* **Required work**: Narrow the data below down to the lines containing "chart".

* **Extracted information**:

-------------------------

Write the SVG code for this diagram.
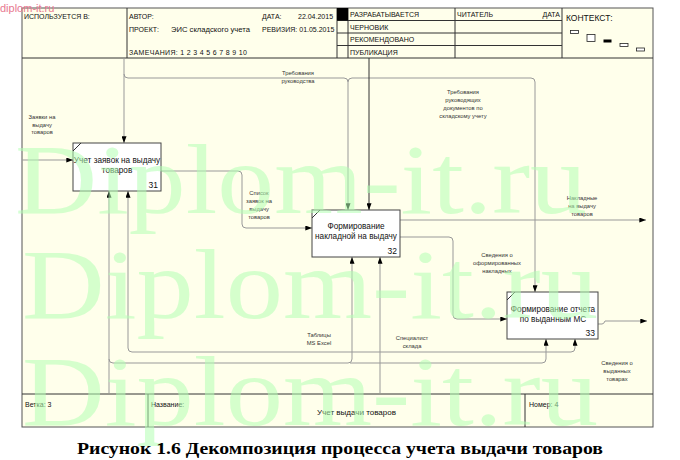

-------------------------

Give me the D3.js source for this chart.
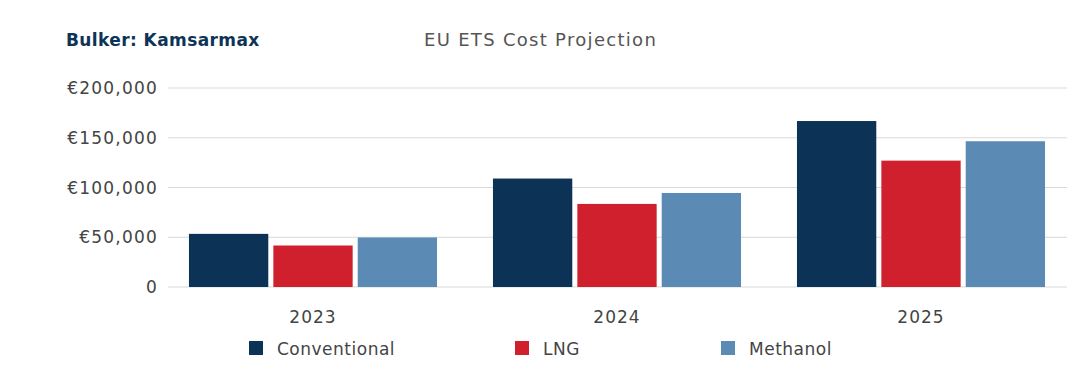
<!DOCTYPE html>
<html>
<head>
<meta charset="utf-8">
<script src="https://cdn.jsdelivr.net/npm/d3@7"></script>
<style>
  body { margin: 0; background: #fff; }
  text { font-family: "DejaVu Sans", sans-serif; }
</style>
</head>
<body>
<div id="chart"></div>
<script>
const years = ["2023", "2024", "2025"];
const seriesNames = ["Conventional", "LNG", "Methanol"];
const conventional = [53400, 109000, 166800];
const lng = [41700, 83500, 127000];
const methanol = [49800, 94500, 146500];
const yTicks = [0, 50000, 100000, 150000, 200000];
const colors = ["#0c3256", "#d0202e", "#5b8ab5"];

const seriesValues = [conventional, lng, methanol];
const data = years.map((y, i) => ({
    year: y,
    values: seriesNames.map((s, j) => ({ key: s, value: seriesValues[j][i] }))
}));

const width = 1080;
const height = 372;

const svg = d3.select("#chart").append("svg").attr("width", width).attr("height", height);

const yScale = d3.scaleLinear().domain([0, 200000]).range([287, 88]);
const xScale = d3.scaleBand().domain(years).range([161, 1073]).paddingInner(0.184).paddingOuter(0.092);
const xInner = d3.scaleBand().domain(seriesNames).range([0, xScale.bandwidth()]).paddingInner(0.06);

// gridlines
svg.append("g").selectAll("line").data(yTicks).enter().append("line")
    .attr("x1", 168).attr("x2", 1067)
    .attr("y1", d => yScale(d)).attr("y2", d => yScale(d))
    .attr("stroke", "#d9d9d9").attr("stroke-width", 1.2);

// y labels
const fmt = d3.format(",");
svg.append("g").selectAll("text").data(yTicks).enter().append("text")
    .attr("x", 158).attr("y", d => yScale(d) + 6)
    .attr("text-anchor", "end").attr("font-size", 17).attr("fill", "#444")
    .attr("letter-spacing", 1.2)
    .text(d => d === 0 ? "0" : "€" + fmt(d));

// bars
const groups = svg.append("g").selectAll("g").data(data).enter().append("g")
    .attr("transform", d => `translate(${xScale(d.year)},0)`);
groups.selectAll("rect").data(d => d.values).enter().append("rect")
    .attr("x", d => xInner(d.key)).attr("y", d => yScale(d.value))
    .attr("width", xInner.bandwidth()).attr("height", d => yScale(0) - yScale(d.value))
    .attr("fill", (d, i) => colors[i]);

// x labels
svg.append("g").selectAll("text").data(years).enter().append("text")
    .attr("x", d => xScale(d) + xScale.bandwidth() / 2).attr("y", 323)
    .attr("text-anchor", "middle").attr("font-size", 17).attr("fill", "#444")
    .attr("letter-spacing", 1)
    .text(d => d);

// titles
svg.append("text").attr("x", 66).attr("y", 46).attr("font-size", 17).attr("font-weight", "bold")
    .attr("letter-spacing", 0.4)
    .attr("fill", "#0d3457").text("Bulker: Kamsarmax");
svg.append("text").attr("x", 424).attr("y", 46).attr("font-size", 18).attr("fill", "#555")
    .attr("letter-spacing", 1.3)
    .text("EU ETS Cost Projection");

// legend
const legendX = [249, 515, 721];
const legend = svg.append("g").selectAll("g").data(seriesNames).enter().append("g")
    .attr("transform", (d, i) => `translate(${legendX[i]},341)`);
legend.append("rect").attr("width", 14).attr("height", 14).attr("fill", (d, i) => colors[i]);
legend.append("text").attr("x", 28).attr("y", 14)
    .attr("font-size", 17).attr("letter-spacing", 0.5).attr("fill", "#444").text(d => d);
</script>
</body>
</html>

-------------------------

* **Completed exercise**:
Give me the D3.js source for this chart.
<div id="chart"></div>
const svg = d3.select("#chart").append("svg").attr("width", width).attr("height", height);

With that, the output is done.